** Begin Supplied information **

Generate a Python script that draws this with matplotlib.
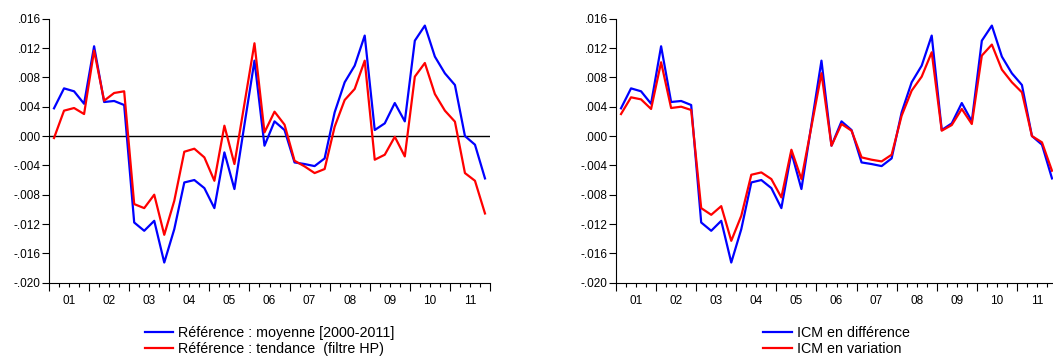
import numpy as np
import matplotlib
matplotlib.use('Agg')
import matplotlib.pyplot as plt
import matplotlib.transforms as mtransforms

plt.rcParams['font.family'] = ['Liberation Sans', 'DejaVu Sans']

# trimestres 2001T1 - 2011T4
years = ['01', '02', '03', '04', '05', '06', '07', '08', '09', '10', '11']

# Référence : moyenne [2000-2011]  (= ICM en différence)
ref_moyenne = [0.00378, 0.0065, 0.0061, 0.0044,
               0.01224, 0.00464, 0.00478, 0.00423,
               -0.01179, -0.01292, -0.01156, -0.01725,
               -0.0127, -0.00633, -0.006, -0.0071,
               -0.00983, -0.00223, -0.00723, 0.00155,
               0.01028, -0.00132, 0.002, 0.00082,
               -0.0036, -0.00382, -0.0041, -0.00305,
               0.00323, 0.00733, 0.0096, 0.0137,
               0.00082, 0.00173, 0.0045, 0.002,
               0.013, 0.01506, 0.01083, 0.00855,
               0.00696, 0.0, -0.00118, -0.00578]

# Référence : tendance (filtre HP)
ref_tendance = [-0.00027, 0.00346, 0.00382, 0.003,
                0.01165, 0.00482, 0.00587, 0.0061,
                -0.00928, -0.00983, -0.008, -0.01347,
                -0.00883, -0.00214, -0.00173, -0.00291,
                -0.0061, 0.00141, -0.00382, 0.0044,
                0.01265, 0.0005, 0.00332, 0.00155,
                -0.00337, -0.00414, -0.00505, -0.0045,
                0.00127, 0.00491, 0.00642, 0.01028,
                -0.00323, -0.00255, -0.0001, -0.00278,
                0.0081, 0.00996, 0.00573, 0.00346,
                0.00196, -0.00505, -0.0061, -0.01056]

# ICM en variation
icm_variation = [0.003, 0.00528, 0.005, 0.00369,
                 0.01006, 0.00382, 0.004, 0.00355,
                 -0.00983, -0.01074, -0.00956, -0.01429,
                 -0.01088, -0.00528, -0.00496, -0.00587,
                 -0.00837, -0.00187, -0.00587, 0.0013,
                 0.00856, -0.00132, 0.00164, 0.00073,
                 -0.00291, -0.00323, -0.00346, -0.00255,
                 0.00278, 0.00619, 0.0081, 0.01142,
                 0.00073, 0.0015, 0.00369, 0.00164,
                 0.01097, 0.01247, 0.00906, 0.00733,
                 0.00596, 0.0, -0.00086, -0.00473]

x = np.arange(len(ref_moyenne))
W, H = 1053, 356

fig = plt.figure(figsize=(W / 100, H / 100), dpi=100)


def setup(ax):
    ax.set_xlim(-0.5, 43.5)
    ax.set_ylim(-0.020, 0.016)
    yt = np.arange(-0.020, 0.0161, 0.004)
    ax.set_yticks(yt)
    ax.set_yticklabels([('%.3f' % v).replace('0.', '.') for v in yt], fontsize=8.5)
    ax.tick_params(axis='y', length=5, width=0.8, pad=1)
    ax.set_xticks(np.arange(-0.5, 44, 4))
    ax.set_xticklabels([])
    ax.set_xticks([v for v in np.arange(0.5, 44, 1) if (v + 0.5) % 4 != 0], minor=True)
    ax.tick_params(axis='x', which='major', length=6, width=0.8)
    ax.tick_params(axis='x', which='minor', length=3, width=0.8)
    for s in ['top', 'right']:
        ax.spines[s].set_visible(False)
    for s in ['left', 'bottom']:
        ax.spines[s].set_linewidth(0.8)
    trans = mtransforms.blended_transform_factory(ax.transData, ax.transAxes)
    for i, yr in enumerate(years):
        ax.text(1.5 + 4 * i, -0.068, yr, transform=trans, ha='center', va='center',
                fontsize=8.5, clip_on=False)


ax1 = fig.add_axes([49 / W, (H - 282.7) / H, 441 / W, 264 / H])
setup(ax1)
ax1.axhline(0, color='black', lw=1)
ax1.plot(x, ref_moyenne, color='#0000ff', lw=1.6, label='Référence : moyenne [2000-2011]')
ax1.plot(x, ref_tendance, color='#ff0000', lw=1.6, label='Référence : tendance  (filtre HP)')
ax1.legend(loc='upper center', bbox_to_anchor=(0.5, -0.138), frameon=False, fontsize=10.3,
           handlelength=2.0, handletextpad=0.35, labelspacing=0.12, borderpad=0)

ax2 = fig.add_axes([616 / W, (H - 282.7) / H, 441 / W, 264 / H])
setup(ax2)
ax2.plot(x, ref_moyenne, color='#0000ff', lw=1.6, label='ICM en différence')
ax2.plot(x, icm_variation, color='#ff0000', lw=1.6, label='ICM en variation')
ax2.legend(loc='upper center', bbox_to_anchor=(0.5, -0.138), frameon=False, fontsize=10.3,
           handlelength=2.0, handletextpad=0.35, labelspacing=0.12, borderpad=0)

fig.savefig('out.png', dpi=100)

** End Supplied information **

Copy, from the material above, each line in which the string "matplotlib" occurs.

Generate a Python script that draws this with matplotlib.
import matplotlib
matplotlib.use('Agg')
import matplotlib.pyplot as plt
import matplotlib.transforms as mtransforms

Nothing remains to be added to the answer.